Memories

‘More beautiful days and beautiful sunrises and plenty of birds and bushes are sprouting into blossom’ wrote Sherriff to Pips, in one of the longest and most discursive letters he had written in a very long time. ‘Then swish-swish-swish ker-rash!! and a great cloud of sandy earth shoots up in the air. The birds stop singing and wonder for a bit and then start again and the men look up again and walk on’.

It was so glorious that it seemed almost impossible that men would have the heart to fire guns. He imagined an old German on the other side wondering why the British would want to fight on such a beautiful day, and suspected he would be thinking that if ‘this wretched business wasn’t on I should be sculling down the Rhine to a quiet spot in the shade somewhere’, or he should be sitting in a favourite café in Strasbourg having an afternoon pot of beer – ‘just the same sort of things that our people think’. Airplanes kept on buzzing overhead, with just the occasional ‘crack crack’ showing that one was getting too ‘venturesome’.

While writing his letter he was sitting at the door of his dugout, and could hear his men, nearby, chatting and singing, while the Sergeant Major of a northern regiment kept up a ‘continuous volume of sound – either dictating orders from his officer, or whistling, or sipping some hot tea, or telling men off’ – for example, chiding a man who had just walked down the trench without his gas helmet on:

‘Where’s yer gas ‘helmet? Aye? Go an’ git it – why, some of yer’ll be walking about without yer clothes next – why don’t yer make a good job about it and go about naked?’

But then his conversation would be broken by the sound of a nearby shell – ‘whistle whistle crash!’ Then, when all was quiet again – ‘except distant guns’ – there would be more talking further down the trench- a trench which, he noted, was about ten feet deep, but with struts which the men could bump their heads on, which meant that ‘they call the trench anything but its right name’.

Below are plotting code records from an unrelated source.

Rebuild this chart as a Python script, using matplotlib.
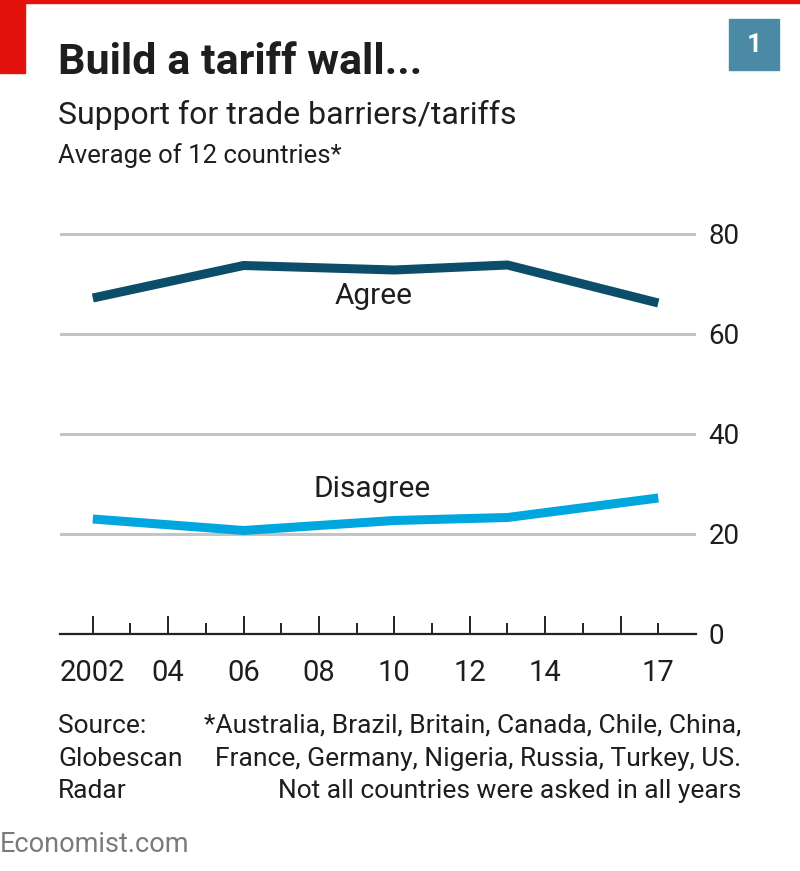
import numpy as np
import matplotlib
matplotlib.use("Agg")
from matplotlib import pyplot as plt
from matplotlib.patches import Rectangle

# data
years = [2002, 2006, 2010, 2013, 2017]
agree = [67.2, 73.7, 72.8, 73.8, 66.2]
disagree = [23.0, 20.7, 22.7, 23.3, 27.2]

major_years = [2002, 2004, 2006, 2008, 2010, 2012, 2014, 2016]
major_labels = ["2002", "04", "06", "08", "10", "12", "14", ""]
minor_years = [2003, 2005, 2007, 2009, 2011, 2013, 2015, 2017]
minor_labels = ["", "", "", "", "", "", "", "17"]
y_ticks = [0, 20, 40, 60, 80]

plt.rcParams["font.family"] = ["Roboto", "DejaVu Sans"]
dark = "#0c4e6a"
light = "#00a6de"
txt = "#1e1e1e"

W, H = 800, 871
fig = plt.figure(figsize=(W / 100, H / 100), dpi=100)

def fx(px):
	return px / W

def fy(py):
	return 1 - py / H

# red corner + top rule
fig.patches.append(Rectangle((0, fy(73)), fx(25), 73 / H, transform=fig.transFigure, color="#e3120b", zorder=5))
fig.patches.append(Rectangle((0, fy(3)), 1, 3 / H, transform=fig.transFigure, color="#e3120b", zorder=5))
# chart number box
fig.patches.append(Rectangle((fx(729), fy(70)), fx(50), 51 / H, transform=fig.transFigure, color="#4a8aa4", zorder=5))
fig.text(fx(754), fy(45), "1", color="white", fontsize=19, fontweight="bold", ha="center", va="center", zorder=6)

fig.text(fx(58), fy(74), "Build a tariff wall...", fontsize=31, fontweight="bold", color=txt, va="baseline")
fig.text(fx(58), fy(124), "Support for trade barriers/tariffs", fontsize=23, color=txt, va="baseline")
fig.text(fx(58), fy(163), "Average of 12 countries*", fontsize=18.5, color=txt, va="baseline")

ax = fig.add_axes([fx(60), fy(634), fx(696) - fx(60), (634 - 209) / H])
ax.set_xlim(2001.13, 2018.0)
ax.set_ylim(0, 85)

ax.plot(years, agree, color=dark, lw=6.5, solid_capstyle="butt", solid_joinstyle="miter", zorder=3)
ax.plot(years, disagree, color=light, lw=6.5, solid_capstyle="butt", solid_joinstyle="miter", zorder=3)
ax.text(2009.45, 67.6, "Agree", fontsize=21.5, color=txt, ha="center", va="center")
ax.text(2009.4, 29.0, "Disagree", fontsize=21.5, color=txt, ha="center", va="center")

ax.set_yticks(y_ticks)
ax.yaxis.tick_right()
ax.tick_params(axis="y", length=0, pad=9, labelsize=20, labelcolor=txt)
ax.grid(axis="y", color="#c4c4c4", lw=2.2)
ax.set_axisbelow(True)

ax.set_xticks(major_years, labels=major_labels)
ax.set_xticks(minor_years, labels=minor_labels, minor=True)
ax.tick_params(axis="x", which="both", direction="in", labelsize=21, labelcolor=txt, color="#222222", width=1.4, pad=18)
ax.tick_params(axis="x", which="major", length=13)
ax.tick_params(axis="x", which="minor", length=8)

for s in ["top", "left", "right"]:
	ax.spines[s].set_visible(False)
ax.spines["bottom"].set_color("#222222")
ax.spines["bottom"].set_linewidth(1.6)
ax.spines["bottom"].set_zorder(4)

# footnotes
fs = 19
fig.text(fx(58), fy(733), "Source:", fontsize=fs, color=txt, va="baseline")
fig.text(fx(58), fy(766), "Globescan", fontsize=fs, color=txt, va="baseline")
fig.text(fx(58), fy(798), "Radar", fontsize=fs, color=txt, va="baseline")
fig.text(fx(741), fy(733), "*Australia, Brazil, Britain, Canada, Chile, China,", fontsize=fs, color=txt, va="baseline", ha="right")
fig.text(fx(741), fy(766), "France, Germany, Nigeria, Russia, Turkey, US.", fontsize=fs, color=txt, va="baseline", ha="right")
fig.text(fx(741), fy(798), "Not all countries were asked in all years", fontsize=fs, color=txt, va="baseline", ha="right")
fig.text(fx(0), fy(852), "Economist.com", fontsize=19.5, color="#7a7a7a", va="baseline")

fig.savefig("out.png", dpi=100)
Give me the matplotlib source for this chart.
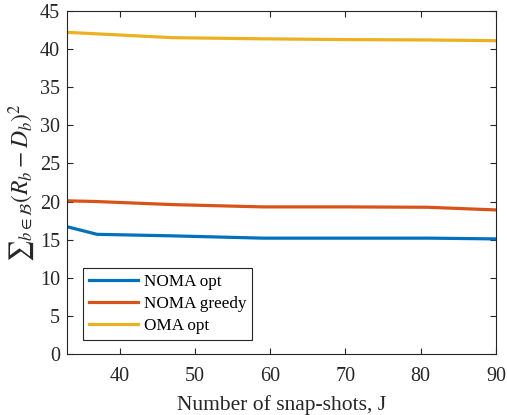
import matplotlib
matplotlib.use("Agg")
import matplotlib.pyplot as plt

plt.rcParams['font.family'] = ['Liberation Serif', 'DejaVu Serif']
plt.rcParams['mathtext.fontset'] = 'stix'

# data
snapshots = [33, 37, 47, 59, 70, 81, 90]
noma_opt = [16.7, 15.7, 15.5, 15.2, 15.2, 15.2, 15.1]
noma_greedy = [20.1, 20.0, 19.6, 19.3, 19.3, 19.25, 18.9]
oma_opt = [42.2, 42.0, 41.5, 41.35, 41.25, 41.2, 41.1]

fig = plt.figure(figsize=(5.07, 4.15), dpi=100)
ax = fig.add_axes([67/507, 1 - 354/415, (496-67)/507, (354-11)/415])

ax.plot(snapshots, noma_opt, color='#0072BD', lw=2.3, label='NOMA opt')
ax.plot(snapshots, noma_greedy, color='#D95319', lw=2.3, label='NOMA greedy')
ax.plot(snapshots, oma_opt, color='#EDB120', lw=2.3, label='OMA opt')

ax.set_xlim(33, 90)
ax.set_ylim(0, 45)
ax.set_xticks([40, 50, 60, 70, 80, 90])
ax.set_yticks(range(0, 46, 5))
ax.tick_params(direction='in', top=True, right=True, labelsize=14.5, colors='#262626',
               length=4, pad=5)
ax.tick_params(axis='x', pad=9)
for s in ax.spines.values():
    s.set_color('#262626')
    s.set_linewidth(0.8)

ax.set_xlabel('Number of snap-shots, J', fontsize=15.5, color='#262626', labelpad=7)
ax.set_ylabel('$\u2211_{b\\in\\mathcal{B}}(R_b-D_b)^2$', fontsize=17, color='#262626', labelpad=2)

leg = ax.legend(loc='lower left', bbox_to_anchor=(0.037, 0.041), borderaxespad=0,
                fontsize=12.3, fancybox=False, edgecolor='#262626', framealpha=1,
                handlelength=2.9, handletextpad=0.3, borderpad=0.35, labelspacing=0.35)
leg.get_frame().set_linewidth(0.8)

fig.savefig('out.png', dpi=100)
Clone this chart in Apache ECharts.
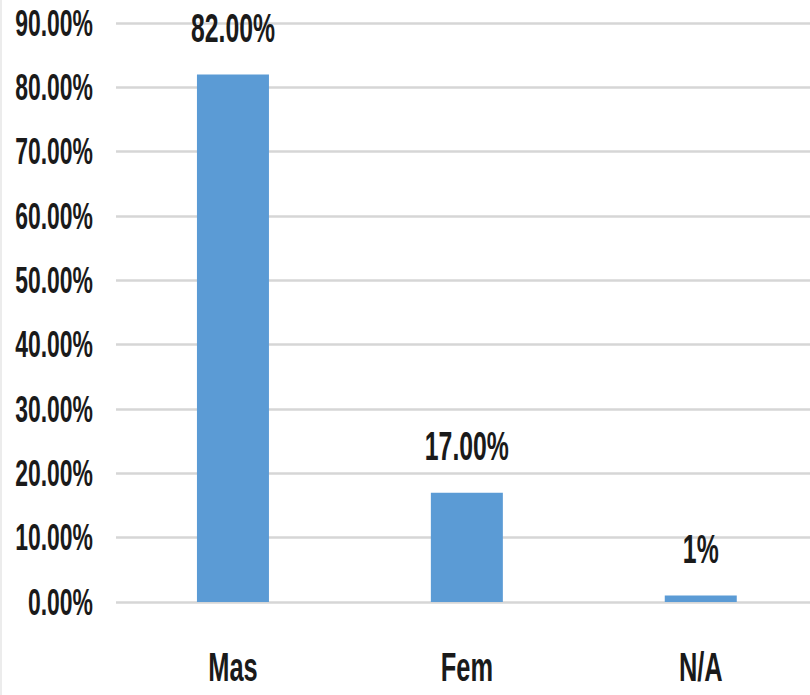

Morris [his servant] was still looking after him, living just round the corner from him and cooking his meals in ‘primitive fashion’. Sometimes his day would go quietly, but at other times he might be disturbed by a runner from the company commander with questions (‘Can I recommend a man to be a signaller? How many men can I raise for a working party?’), or with messages to hold himself ready in case of emergency. At night, meanwhile, there might be work to be done, and then he would:

‘sit and smoke and look up at the stars or that bright crescent of new moon (did you look at it too, yesterday?) and think and think, and occasionally look at the men working – fumbling about in the dark and shellholes’.

He found himself thinking of many things while listening to the clink of the men’s tools:

‘I think of all sorts of things – chiefly of home – what I would do if home on leave – hoping almost hopelessly that I could get home while you are having your holiday in June – how fine it would be to all be home together. I think of all I have done – my happy schooldays – the cricket matches – how many I would have made if I had not played one ball carelessly when I had made 48 once on the Fairfield (I have forgotten who it was against). Of the masters at school – of Mr Bent and Mr Freeth – of Gidea Park [where he had trained with the Artists’ Rifles] and my friends there; it is strange how all the things you have done and experienced are stored up in your brain, ever ready to come out in turn – coming out strung together in queer fashion. I think of Mould with his hands in his pocket and his dog and pipe – of Mr Gwynn losing control of his bicycle and dashing down a side road into the railings of the waterworks of the Portsmouth Road – of mother finding that starling’s egg on the roadside up near Claygate – of you snicking a cricket ball with such force as to nearly send it through a brick wall into Hampton Wick church – of Greece and Rome – of temples and battles and triumphs – of Henry VIII strolling down the avenues of Hampton Court – of my ride with Clayton and our talks of the prospects of schoolmastering – and then Zipp Zipp!! – machine gun bullets bring you back to the war again.’

By the time they were finishing their night work a ‘light grey streak’ would show in the Eastern sky, and they would collect their tools and stumble back to their dugouts along dark trenches. He would crawl into his dugout and, after reading his letters, go to bed, and quickly go to sleep, but soon Morris would be at his door, saying ‘Ere’s breakfast sir, ‘ave it while it’s ‘ot, sir’. At about 11:00 he would check on his men, who would be shaving and washing and cleaning their rifles. Once he was satisfied they were clean he would go back and sit by his dugout door again.

He had already mentioned to Pips that he lived close to his men, some way away for the other officers, whom he would join for dinner in the evening, when they would ‘sit in a little iron shelter and drink soup and have steak and onions and blancmange etc in most cramped acrobatic conditions’. When, on the previous evening, he had received a parcel with four loaves of Veda bread, it had been greeted with ‘great jubilation’ by his fellow officers who often asked when the next lot would be coming.

Having written more, in one letter, than he had done for many months, he then put his pencil down, hoping that everyone at home was well, and longing for peace to come, so that he might soon be back home with them all once more.